# Who's working in the rain?



## TruegamerSeymour (Nov 19, 2016)

Whos working in the rain? and what are your delivery strategies? mostly how do you withstand it?


----------



## LLXC (Nov 22, 2016)

Rain isnt that big of a deal. Get a jacket with a hood and you're good. If I can hold one, I even use an umbrella. I think it makes the customers happy not seeing their packages wet. 

I even throw a few extra plastic bags in case a customer asks me to "leave in safe location," though I haven't had to use one yet.


----------



## sillywabbit (May 24, 2016)

Let's just say I am soaking f'ing wet.... Including my shoes!


----------



## Pacrat (Nov 21, 2016)

Opening an umbrella over and over is a pain in the a**... A rain coat?
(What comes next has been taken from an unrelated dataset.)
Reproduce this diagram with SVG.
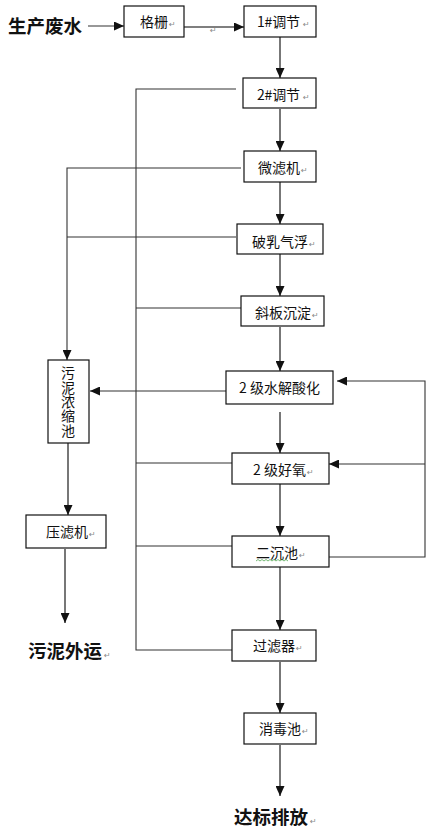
<svg xmlns="http://www.w3.org/2000/svg" width="448" height="838" viewBox="0 0 448 838">
<defs>
<marker id="ah" markerUnits="userSpaceOnUse" markerWidth="10" markerHeight="9" refX="10" refY="4.5" orient="auto">
<path d="M0,0 L10,4.5 L0,9 z" fill="#111"/>
</marker>
<style>
.box{fill:#fff;stroke:#111;stroke-width:1.2}
.lbl{font-family:"Noto Sans CJK SC","Noto Sans",sans-serif;font-size:14px;fill:#111}
.big{font-family:"Noto Sans CJK SC","Noto Sans",sans-serif;font-size:18.5px;font-weight:bold;fill:#111}
.pm{font-family:"DejaVu Sans",sans-serif;font-size:8px;fill:#888}
.flow{fill:none;stroke:#555;stroke-width:1.6}
.ln{fill:none;stroke:#333;stroke-width:1.1}
.vert{writing-mode:vertical-rl;text-orientation:upright;letter-spacing:0.3px}
</style>
</defs>
<rect width="448" height="838" fill="#fff"/>

<g id="connectors">
<line class="ln" x1="88" y1="26" x2="124" y2="26" stroke="#000" marker-end="url(#ah)"/>
<line class="flow" x1="184" y1="27" x2="244" y2="27" marker-end="url(#ah)"/>
<line class="flow" x1="280" y1="37" x2="280" y2="78" marker-end="url(#ah)"/>
<line class="flow" x1="280" y1="109" x2="280" y2="151" marker-end="url(#ah)"/>
<line class="flow" x1="280" y1="182" x2="280" y2="224" marker-end="url(#ah)"/>
<line class="flow" x1="280" y1="254" x2="280" y2="296" marker-end="url(#ah)"/>
<line class="flow" x1="280" y1="327" x2="280" y2="371" marker-end="url(#ah)"/>
<line class="flow" x1="280" y1="412" x2="280" y2="453" marker-end="url(#ah)"/>
<line class="flow" x1="280" y1="484" x2="280" y2="536" marker-end="url(#ah)"/>
<line class="flow" x1="280" y1="567" x2="280" y2="630" marker-end="url(#ah)"/>
<line class="flow" x1="280" y1="662" x2="280" y2="713" marker-end="url(#ah)"/>
<line class="flow" x1="280" y1="745" x2="280" y2="796" marker-end="url(#ah)"/>
<polyline class="ln" points="236,89 136,89 136,650 232,650"/>
<line class="ln" x1="136" y1="308" x2="241" y2="308"/>
<line class="ln" x1="136" y1="463" x2="232" y2="463"/>
<line class="ln" x1="136" y1="546" x2="232" y2="546"/>
<polyline class="ln" points="241,168 67,168 67,360" marker-end="url(#ah)"/>
<line class="ln" x1="236" y1="237" x2="67" y2="237"/>
<line class="ln" x1="226" y1="391" x2="90" y2="391" marker-end="url(#ah)"/>
<line class="flow" x1="68" y1="443" x2="68" y2="515" marker-end="url(#ah)"/>
<line class="flow" x1="65" y1="549" x2="65" y2="623" marker-end="url(#ah)"/>
<polyline class="ln" points="329,557 425,557 425,381 337,381" marker-end="url(#ah)"/>
<line class="ln" x1="425" y1="464" x2="329" y2="464" marker-end="url(#ah)"/>
<text class="pm" x="210" y="33">↵</text>
</g>

<g id="src"><text class="big" x="8" y="33">生产废水</text></g>
<g id="n-geshan"><rect class="box" x="124" y="6" width="60" height="31"/><text class="lbl" x="140" y="27">格栅</text><text class="pm" x="169" y="27">↵</text></g>
<g id="n-tj1"><rect class="box" x="244" y="6" width="72" height="31"/><text class="lbl" x="257" y="27" textLength="43">1#调节</text><text class="pm" x="303" y="27">↵</text></g>
<g id="n-tj2"><rect class="box" x="243" y="78" width="73" height="30"/><text class="lbl" x="257" y="100" textLength="43">2#调节</text><text class="pm" x="303" y="100">↵</text></g>
<g id="n-wlj"><rect class="box" x="244" y="151" width="72" height="31"/><text class="lbl" x="258" y="173">微滤机</text><text class="pm" x="301" y="173">↵</text></g>
<g id="n-pr"><rect class="box" x="237" y="224" width="86" height="30"/><text class="lbl" x="252" y="247">破乳气浮</text><text class="pm" x="309" y="247">↵</text></g>
<g id="n-xb"><rect class="box" x="241" y="296" width="83" height="30"/><text class="lbl" x="255" y="318">斜板沉淀</text><text class="pm" x="312" y="318">↵</text></g>
<g id="n-sj"><rect class="box" x="226" y="371" width="107" height="33"/><text class="lbl" x="239" y="393">2 级水解酸化</text></g>
<g id="n-hy"><rect class="box" x="232" y="453" width="97" height="31"/><text class="lbl" x="253" y="475">2 级好氧</text><text class="pm" x="307" y="475">↵</text></g>
<g id="n-ec"><rect class="box" x="232" y="536" width="97" height="31"/><text class="lbl" x="256" y="558">二沉池</text><text class="pm" x="299" y="558">↵</text>
<polyline points="256,561 258,559.5 260,561 262,559.5 264,561 266,559.5 268,561 270,559.5 272,561 274,559.5 276,561 278,559.5 280,561 282,559.5 284,561 286,559.5 288,561" fill="none" stroke="#5a5" stroke-width="0.8"/></g>
<g id="n-wn"><rect class="box" x="48" y="360" width="41" height="83"/>
<text class="lbl vert" x="68" y="366" font-size="14.5">污泥浓缩池</text></g>
<g id="n-ylj"><rect class="box" x="26" y="515" width="80" height="33"/><text class="lbl" x="46" y="537">压滤机</text><text class="pm" x="89" y="537">↵</text></g>
<g id="sink1"><text class="big" x="28" y="658">污泥外运</text><text class="pm" x="104" y="658">↵</text></g>
<g id="n-glq"><rect class="box" x="232" y="630" width="84" height="31"/><text class="lbl" x="253" y="651">过滤器</text><text class="pm" x="296" y="651">↵</text></g>
<g id="n-xd"><rect class="box" x="244" y="713" width="72" height="31"/><text class="lbl" x="259" y="734">消毒池</text><text class="pm" x="302" y="734">↵</text></g>
<g id="sink2"><text class="big" x="234" y="824">达标排放</text><text class="pm" x="310" y="824">↵</text></g>
</svg>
I always feel hot so I am out of it so I'd be in a predicament...Wet socks, hair and getting sick No way you're brave.


----------



## Pacrat (Nov 21, 2016)

sillywabbit said:


> Let's just say I am soaking f'ing wet.... Including my shoes!


I'm so sorry man...When I seen the rain after I was done this morning I gave an "Hallelujah" it was extremely unpredictable.


----------



## monkeemama17 (Jun 4, 2016)

I deliver in the rain all the time here in Oregon. It is just something that you deal with. I am usually only outside for like 30 seconds at a time so I really don't get that wet unless is a a down pour. I am just used to it I guess.


----------



## LLXC (Nov 22, 2016)

I'm just glad it hasn't rained when I've had to walk around forever trying to look for an apt in an obscure location, with no parking by it.


----------



## WMUber (Mar 22, 2016)

I picked up two blocks. Thanks to those who didn't want to drive in the rain.


----------



## businessgamer85 (Nov 19, 2016)

I worked in the rain tonight. san gabriel needs to re-paint all them curb numbers I had to walk to actually see them...I need a mag light


----------



## jester121 (Sep 6, 2016)

Curb numbers faded... heh. Talk about first world problems. Those haven't been discovered in Illinois yet.


----------



## iyengar (Oct 7, 2016)

There wasnt enough drivers so I ended up getting 10 hours today


----------



## Shangsta (Aug 15, 2016)

monkeemama17 said:


> I deliver in the rain all the time here in Oregon. It is just something that you deal with. I am usually only outside for like 30 seconds at a time so I really don't get that wet unless is a a down pour. I am just used to it I guess.


Yeah as a fellow pacific nw driver you and I are use to it but honestly you suck it up and deliver the packages lol, its not rocket science. Love my Cali drivers but come on man just drive


----------



## xsetx (Nov 17, 2016)

So many blocks were available today lol, ive even saw 3 different blocks available at the same time, a 5pm, 5:30pm and 6pm


----------



## Brandon Wilson (Aug 13, 2017)

Get a Poncho and get to moving. Poncho will keep you dry and shield your phone from water since water screws with touch screens. You know amazon wants that unattended picture


----------



## crimson.snwbnny (Nov 24, 2016)

getting wait isnt even the issue. Its too hot in tx to wear a poncho or raincoat. Rain here means humidity about to hit the 90s. its the drivers in the rain that i worry about. light drizzle no issue ive done that. But when the heavens open pass i'll stay out home. Texas in the top 10 states with worst drivers and they just get stupider wit the rain.


----------